Stored rows
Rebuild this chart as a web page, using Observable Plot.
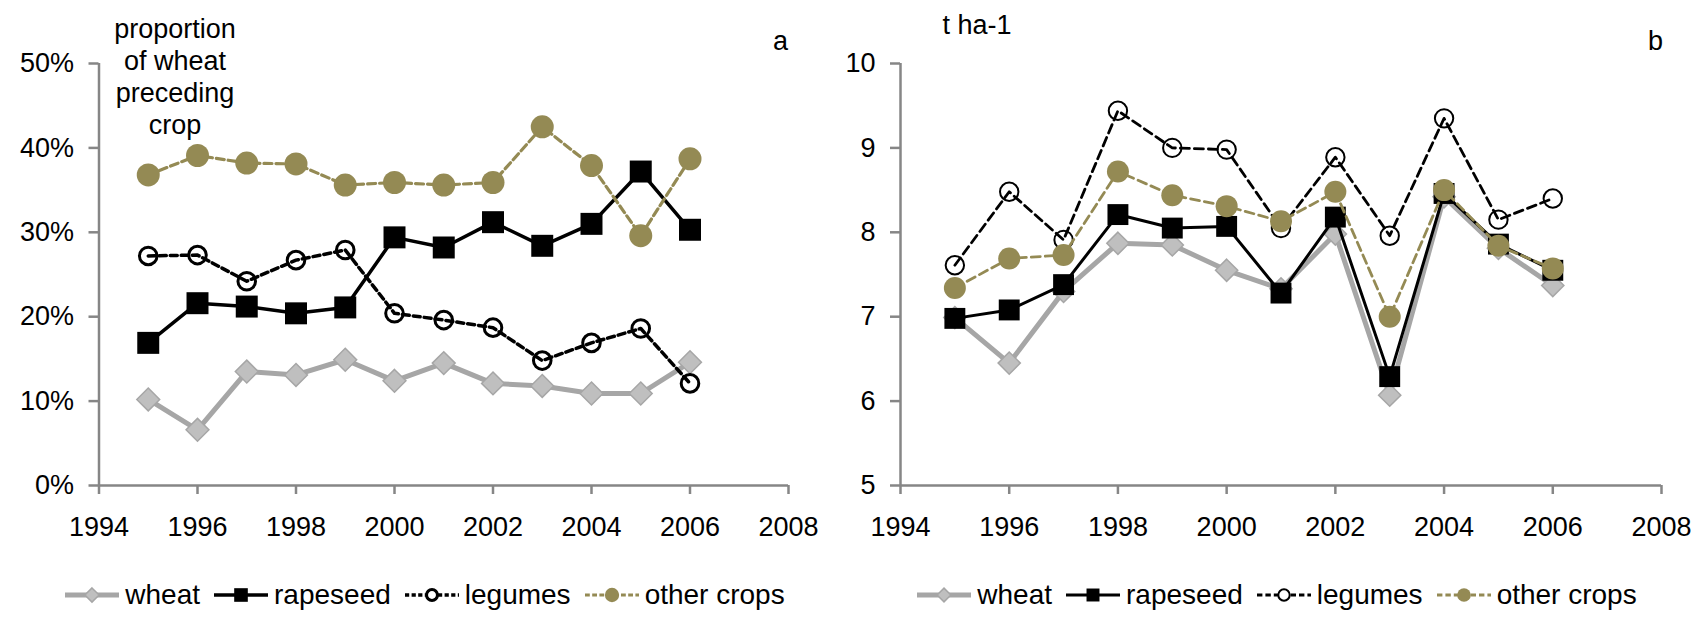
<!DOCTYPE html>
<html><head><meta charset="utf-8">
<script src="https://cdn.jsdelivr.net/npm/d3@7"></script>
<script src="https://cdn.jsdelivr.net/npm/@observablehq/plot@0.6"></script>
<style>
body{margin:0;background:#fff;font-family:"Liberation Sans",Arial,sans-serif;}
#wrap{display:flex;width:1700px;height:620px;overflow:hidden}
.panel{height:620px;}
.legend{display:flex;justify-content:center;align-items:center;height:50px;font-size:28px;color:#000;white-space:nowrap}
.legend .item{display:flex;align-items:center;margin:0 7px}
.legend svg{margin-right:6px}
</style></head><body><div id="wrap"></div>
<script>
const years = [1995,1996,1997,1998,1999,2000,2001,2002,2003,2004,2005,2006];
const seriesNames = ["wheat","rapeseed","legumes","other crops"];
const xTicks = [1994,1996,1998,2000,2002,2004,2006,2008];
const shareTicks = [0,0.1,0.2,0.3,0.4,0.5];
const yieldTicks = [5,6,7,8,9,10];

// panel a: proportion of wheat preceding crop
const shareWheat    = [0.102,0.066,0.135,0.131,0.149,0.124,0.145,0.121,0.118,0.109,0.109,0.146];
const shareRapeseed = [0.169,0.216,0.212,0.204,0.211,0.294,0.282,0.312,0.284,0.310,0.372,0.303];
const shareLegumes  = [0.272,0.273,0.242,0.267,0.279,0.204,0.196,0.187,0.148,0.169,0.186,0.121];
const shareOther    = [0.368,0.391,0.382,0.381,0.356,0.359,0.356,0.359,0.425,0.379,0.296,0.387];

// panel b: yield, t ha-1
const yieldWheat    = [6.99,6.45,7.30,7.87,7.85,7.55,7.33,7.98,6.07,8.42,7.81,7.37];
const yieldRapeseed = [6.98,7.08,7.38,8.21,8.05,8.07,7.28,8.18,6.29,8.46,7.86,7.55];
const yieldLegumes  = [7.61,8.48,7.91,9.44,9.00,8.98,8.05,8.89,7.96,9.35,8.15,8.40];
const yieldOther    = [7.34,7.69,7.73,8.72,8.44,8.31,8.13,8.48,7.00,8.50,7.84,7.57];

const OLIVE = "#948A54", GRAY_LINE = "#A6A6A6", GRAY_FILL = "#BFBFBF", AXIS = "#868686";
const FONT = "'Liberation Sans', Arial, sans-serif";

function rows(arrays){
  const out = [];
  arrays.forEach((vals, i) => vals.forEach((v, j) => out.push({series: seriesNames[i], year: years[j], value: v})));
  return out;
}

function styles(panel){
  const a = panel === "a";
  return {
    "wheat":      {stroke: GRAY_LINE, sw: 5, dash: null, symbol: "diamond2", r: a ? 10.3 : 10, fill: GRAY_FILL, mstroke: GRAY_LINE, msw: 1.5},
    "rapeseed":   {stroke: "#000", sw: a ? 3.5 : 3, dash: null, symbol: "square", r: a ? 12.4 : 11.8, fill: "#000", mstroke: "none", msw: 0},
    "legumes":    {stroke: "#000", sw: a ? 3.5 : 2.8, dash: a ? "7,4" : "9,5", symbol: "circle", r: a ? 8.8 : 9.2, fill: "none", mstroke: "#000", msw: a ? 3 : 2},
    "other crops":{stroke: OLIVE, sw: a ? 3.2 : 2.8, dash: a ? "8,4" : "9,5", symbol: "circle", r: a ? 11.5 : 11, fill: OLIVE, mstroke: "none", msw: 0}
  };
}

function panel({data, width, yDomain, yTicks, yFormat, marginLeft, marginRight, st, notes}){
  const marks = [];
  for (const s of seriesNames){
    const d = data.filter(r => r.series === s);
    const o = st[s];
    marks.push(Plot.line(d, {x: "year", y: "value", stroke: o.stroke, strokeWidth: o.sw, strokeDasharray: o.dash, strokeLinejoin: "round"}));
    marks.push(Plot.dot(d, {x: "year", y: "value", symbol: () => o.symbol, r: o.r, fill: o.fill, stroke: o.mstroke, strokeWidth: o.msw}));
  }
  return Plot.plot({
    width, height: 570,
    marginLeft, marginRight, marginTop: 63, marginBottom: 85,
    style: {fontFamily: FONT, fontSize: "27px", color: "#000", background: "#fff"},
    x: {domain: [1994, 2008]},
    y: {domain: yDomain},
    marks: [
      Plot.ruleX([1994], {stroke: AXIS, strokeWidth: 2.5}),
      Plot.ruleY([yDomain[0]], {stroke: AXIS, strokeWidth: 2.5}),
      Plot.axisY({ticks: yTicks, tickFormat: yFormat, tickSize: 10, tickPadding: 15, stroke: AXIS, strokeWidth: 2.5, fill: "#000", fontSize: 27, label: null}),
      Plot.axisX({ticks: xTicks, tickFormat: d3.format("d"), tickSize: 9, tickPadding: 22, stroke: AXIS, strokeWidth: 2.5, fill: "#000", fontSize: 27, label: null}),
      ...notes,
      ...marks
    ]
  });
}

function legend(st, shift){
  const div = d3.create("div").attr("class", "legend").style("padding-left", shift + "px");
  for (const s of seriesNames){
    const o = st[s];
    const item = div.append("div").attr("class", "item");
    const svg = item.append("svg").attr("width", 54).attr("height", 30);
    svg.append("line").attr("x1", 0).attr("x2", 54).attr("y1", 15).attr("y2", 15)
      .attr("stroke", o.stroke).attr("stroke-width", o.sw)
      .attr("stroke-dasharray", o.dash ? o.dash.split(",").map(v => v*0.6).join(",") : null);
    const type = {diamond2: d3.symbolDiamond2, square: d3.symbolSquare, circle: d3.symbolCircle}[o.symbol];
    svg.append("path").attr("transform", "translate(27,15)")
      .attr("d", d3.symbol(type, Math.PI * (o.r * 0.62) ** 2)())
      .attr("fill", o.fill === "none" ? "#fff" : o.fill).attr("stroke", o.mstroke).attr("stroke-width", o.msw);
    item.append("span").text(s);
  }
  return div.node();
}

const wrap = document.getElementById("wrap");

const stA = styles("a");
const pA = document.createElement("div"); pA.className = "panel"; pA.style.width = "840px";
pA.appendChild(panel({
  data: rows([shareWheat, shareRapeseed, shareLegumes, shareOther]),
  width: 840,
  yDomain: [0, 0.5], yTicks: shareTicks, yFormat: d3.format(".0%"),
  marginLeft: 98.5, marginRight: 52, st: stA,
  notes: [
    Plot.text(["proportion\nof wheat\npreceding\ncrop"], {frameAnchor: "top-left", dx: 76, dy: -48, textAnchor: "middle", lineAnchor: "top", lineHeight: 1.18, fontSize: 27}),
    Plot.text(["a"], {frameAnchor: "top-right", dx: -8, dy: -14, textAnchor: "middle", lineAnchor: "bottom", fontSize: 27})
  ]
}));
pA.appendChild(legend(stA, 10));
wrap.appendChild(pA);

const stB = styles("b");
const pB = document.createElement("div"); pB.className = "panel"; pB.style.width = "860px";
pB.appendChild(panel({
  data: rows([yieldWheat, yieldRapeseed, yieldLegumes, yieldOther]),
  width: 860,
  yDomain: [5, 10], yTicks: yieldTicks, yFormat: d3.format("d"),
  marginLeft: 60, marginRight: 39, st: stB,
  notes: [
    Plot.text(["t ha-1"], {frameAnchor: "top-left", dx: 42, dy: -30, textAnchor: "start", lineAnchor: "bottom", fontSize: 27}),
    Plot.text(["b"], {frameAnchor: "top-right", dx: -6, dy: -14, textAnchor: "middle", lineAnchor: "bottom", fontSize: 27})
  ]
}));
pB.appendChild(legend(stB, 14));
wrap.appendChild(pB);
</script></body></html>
---
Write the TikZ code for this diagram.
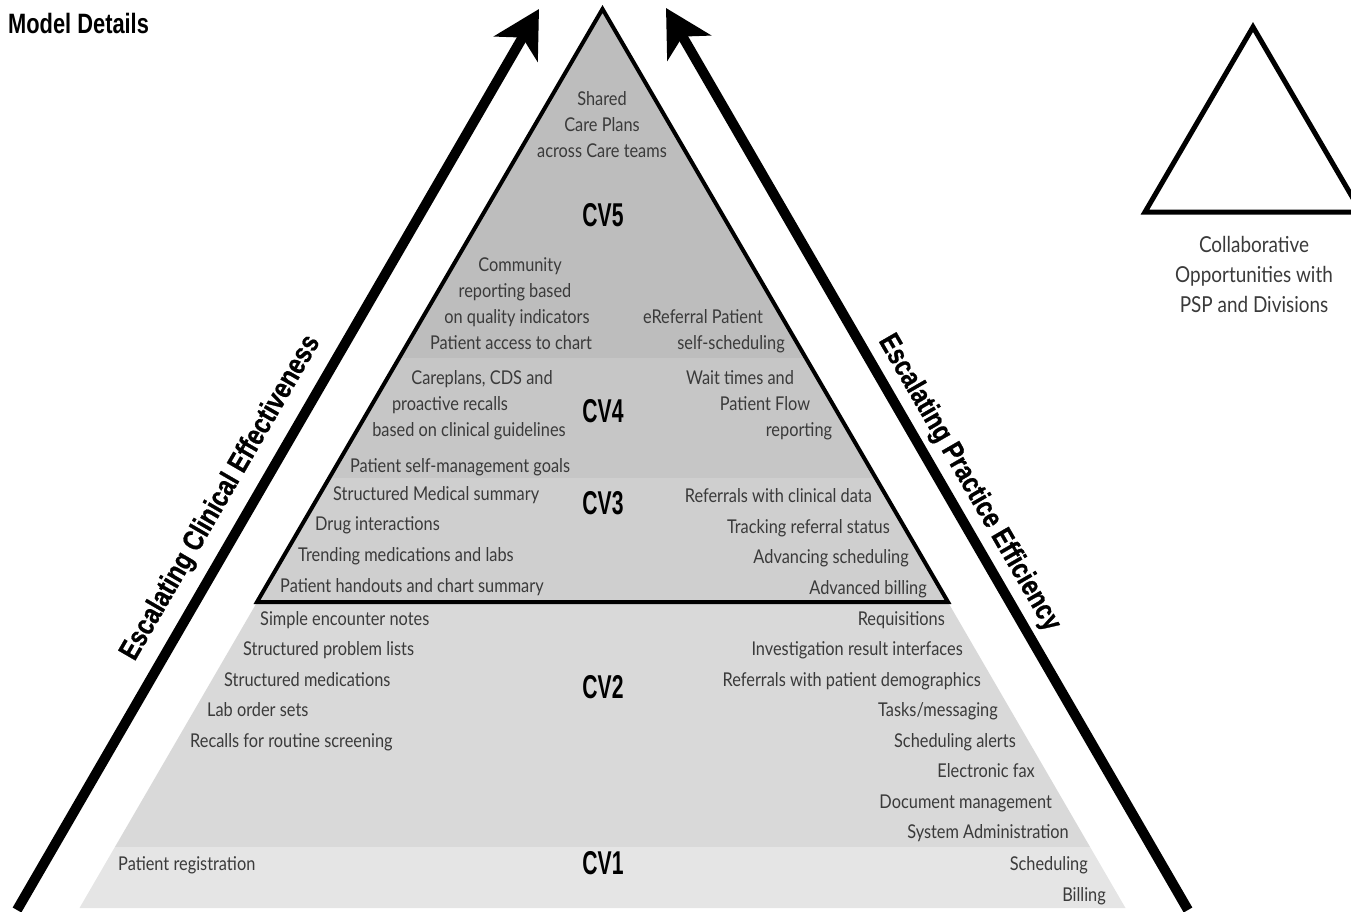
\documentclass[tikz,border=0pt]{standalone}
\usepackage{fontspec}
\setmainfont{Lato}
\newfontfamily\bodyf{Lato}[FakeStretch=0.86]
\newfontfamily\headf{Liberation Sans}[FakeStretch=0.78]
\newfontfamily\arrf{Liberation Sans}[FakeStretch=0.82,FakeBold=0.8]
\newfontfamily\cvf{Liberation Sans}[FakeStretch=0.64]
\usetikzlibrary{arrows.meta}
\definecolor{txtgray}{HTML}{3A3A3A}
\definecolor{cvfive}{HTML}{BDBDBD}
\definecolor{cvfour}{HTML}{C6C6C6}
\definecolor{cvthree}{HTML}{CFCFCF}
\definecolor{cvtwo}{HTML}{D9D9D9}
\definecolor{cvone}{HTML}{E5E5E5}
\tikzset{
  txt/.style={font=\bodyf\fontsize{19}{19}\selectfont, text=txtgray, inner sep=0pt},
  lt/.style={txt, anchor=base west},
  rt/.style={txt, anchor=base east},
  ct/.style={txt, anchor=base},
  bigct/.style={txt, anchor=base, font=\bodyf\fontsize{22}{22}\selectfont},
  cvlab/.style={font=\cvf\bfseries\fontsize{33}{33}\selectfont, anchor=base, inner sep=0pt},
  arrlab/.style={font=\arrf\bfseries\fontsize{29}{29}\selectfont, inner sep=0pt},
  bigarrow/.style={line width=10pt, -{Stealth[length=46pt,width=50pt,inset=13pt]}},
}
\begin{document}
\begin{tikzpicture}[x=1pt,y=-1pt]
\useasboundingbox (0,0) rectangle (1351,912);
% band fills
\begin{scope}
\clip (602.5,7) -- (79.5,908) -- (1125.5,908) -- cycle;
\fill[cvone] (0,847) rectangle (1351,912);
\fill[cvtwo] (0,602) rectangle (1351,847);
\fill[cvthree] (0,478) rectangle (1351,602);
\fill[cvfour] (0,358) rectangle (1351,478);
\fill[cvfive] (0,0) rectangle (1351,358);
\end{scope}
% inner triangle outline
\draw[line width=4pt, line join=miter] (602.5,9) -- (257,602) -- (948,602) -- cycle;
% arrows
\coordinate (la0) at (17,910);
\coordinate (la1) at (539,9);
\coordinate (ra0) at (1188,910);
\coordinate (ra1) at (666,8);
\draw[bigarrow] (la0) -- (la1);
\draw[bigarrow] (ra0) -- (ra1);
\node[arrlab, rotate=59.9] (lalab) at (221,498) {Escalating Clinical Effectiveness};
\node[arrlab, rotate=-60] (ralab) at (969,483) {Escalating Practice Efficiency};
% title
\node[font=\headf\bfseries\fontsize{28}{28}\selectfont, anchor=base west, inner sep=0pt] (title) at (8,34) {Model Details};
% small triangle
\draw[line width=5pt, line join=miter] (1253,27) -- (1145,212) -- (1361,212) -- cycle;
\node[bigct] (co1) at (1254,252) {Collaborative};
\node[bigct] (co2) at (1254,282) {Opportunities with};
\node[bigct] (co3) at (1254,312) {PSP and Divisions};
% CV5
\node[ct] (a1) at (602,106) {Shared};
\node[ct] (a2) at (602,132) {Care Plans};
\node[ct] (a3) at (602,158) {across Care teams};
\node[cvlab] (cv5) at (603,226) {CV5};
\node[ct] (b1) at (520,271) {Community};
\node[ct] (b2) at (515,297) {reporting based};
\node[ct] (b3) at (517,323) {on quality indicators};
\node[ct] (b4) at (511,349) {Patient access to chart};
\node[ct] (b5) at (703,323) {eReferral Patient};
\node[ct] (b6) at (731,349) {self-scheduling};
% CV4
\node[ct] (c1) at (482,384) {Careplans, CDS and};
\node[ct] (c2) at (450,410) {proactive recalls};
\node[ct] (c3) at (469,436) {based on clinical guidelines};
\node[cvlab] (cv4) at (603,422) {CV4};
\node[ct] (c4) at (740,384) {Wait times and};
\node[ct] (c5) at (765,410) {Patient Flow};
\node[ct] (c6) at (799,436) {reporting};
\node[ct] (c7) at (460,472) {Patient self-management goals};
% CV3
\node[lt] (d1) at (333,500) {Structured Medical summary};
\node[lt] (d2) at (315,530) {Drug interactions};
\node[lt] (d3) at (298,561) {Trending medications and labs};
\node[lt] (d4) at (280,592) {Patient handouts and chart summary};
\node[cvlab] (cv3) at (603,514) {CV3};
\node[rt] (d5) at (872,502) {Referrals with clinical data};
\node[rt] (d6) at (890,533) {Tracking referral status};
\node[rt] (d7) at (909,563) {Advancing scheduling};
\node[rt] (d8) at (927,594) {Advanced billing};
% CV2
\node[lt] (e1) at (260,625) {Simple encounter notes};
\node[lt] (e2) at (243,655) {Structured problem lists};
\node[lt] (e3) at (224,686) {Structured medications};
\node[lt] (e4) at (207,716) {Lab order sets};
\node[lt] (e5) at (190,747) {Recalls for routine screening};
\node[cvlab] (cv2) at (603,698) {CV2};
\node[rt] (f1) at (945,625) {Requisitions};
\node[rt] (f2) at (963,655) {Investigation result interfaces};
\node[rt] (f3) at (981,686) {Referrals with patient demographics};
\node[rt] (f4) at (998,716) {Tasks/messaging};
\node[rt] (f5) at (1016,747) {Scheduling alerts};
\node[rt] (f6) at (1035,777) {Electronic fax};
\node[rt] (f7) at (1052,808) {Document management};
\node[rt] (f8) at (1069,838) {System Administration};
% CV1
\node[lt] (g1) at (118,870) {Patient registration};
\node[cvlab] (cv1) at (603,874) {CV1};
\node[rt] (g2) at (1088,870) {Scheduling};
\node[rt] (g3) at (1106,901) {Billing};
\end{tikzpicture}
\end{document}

What this task involves
Pictures are not part of the copy. Reproduce the lines from the one containing "Rebuild this chart" through the one containing "const yieldTicks = [5,6,7,8,9,10];", exactly and nothing more.

In response
Rebuild this chart as a web page, using Observable Plot.
<!DOCTYPE html>
<html><head><meta charset="utf-8">
<script src="https://cdn.jsdelivr.net/npm/d3@7"></script>
<script src="https://cdn.jsdelivr.net/npm/@observablehq/plot@0.6"></script>
<style>
body{margin:0;background:#fff;font-family:"Liberation Sans",Arial,sans-serif;}
#wrap{display:flex;width:1700px;height:620px;overflow:hidden}
.panel{height:620px;}
.legend{display:flex;justify-content:center;align-items:center;height:50px;font-size:28px;color:#000;white-space:nowrap}
.legend .item{display:flex;align-items:center;margin:0 7px}
.legend svg{margin-right:6px}
</style></head><body><div id="wrap"></div>
<script>
const years = [1995,1996,1997,1998,1999,2000,2001,2002,2003,2004,2005,2006];
const seriesNames = ["wheat","rapeseed","legumes","other crops"];
const xTicks = [1994,1996,1998,2000,2002,2004,2006,2008];
const shareTicks = [0,0.1,0.2,0.3,0.4,0.5];
const yieldTicks = [5,6,7,8,9,10];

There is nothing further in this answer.